Below is a listing to transcribe in full and exactly; keep the pictures out.
=-=-=-=-=
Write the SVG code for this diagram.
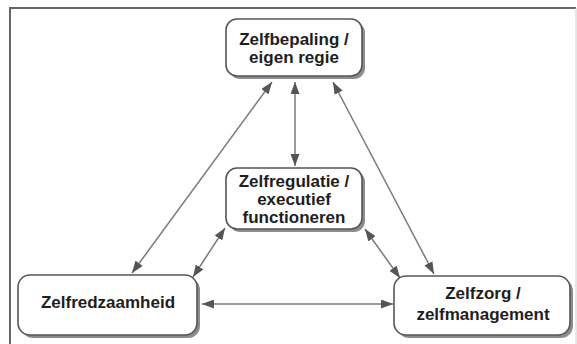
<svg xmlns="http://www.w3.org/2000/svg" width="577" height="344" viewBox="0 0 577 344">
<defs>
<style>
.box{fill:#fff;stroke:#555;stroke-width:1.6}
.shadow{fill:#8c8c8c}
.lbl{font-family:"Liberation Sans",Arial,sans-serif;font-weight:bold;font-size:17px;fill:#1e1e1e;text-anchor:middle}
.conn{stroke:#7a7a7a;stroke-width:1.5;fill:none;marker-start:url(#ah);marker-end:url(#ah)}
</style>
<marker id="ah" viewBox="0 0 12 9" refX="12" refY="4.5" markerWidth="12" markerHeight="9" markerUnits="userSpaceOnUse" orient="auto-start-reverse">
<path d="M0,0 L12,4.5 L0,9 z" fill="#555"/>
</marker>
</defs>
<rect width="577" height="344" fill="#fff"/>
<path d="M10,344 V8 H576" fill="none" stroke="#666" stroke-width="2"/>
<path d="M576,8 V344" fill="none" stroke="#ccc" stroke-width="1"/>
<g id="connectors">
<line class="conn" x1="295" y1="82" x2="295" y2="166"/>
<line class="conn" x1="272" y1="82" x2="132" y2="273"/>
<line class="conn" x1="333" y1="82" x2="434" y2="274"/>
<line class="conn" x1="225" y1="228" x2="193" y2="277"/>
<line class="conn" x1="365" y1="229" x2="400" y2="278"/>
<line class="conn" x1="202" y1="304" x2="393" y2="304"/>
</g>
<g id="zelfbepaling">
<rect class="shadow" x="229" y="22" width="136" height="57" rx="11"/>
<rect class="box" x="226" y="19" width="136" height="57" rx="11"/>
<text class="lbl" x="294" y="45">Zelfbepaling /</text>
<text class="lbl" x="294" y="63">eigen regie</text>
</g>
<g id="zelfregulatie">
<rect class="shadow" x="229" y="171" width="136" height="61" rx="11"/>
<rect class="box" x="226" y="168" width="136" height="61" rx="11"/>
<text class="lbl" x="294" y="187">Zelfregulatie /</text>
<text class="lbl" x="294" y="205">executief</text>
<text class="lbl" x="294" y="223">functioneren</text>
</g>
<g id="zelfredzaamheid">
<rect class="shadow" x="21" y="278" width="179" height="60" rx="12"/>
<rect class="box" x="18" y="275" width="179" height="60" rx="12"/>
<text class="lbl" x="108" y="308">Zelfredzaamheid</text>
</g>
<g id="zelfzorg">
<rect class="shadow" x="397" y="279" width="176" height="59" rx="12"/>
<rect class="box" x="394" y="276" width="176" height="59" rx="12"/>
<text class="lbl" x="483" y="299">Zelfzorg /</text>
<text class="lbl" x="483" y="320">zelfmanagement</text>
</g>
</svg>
=-=-=-=-=
- _OUTPUT_:
Write the SVG code for this diagram.
<svg xmlns="http://www.w3.org/2000/svg" width="577" height="344" viewBox="0 0 577 344">
<defs>
<style>
.box{fill:#fff;stroke:#555;stroke-width:1.6}
.shadow{fill:#8c8c8c}
.lbl{font-family:"Liberation Sans",Arial,sans-serif;font-weight:bold;font-size:17px;fill:#1e1e1e;text-anchor:middle}
.conn{stroke:#7a7a7a;stroke-width:1.5;fill:none;marker-start:url(#ah);marker-end:url(#ah)}
</style>
<marker id="ah" viewBox="0 0 12 9" refX="12" refY="4.5" markerWidth="12" markerHeight="9" markerUnits="userSpaceOnUse" orient="auto-start-reverse">
<path d="M0,0 L12,4.5 L0,9 z" fill="#555"/>
</marker>
</defs>
<rect width="577" height="344" fill="#fff"/>
<path d="M10,344 V8 H576" fill="none" stroke="#666" stroke-width="2"/>
<path d="M576,8 V344" fill="none" stroke="#ccc" stroke-width="1"/>
<g id="connectors">
<line class="conn" x1="295" y1="82" x2="295" y2="166"/>
<line class="conn" x1="272" y1="82" x2="132" y2="273"/>
<line class="conn" x1="333" y1="82" x2="434" y2="274"/>
<line class="conn" x1="225" y1="228" x2="193" y2="277"/>
<line class="conn" x1="365" y1="229" x2="400" y2="278"/>
<line class="conn" x1="202" y1="304" x2="393" y2="304"/>
</g>
<g id="zelfbepaling">
<rect class="shadow" x="229" y="22" width="136" height="57" rx="11"/>
<rect class="box" x="226" y="19" width="136" height="57" rx="11"/>
<text class="lbl" x="294" y="45">Zelfbepaling /</text>
<text class="lbl" x="294" y="63">eigen regie</text>
</g>
<g id="zelfregulatie">
<rect class="shadow" x="229" y="171" width="136" height="61" rx="11"/>
<rect class="box" x="226" y="168" width="136" height="61" rx="11"/>
<text class="lbl" x="294" y="187">Zelfregulatie /</text>
<text class="lbl" x="294" y="205">executief</text>
<text class="lbl" x="294" y="223">functioneren</text>
</g>
<g id="zelfredzaamheid">
<rect class="shadow" x="21" y="278" width="179" height="60" rx="12"/>
<rect class="box" x="18" y="275" width="179" height="60" rx="12"/>
<text class="lbl" x="108" y="308">Zelfredzaamheid</text>
</g>
<g id="zelfzorg">
<rect class="shadow" x="397" y="279" width="176" height="59" rx="12"/>
<rect class="box" x="394" y="276" width="176" height="59" rx="12"/>
<text class="lbl" x="483" y="299">Zelfzorg /</text>
<text class="lbl" x="483" y="320">zelfmanagement</text>
</g>
</svg>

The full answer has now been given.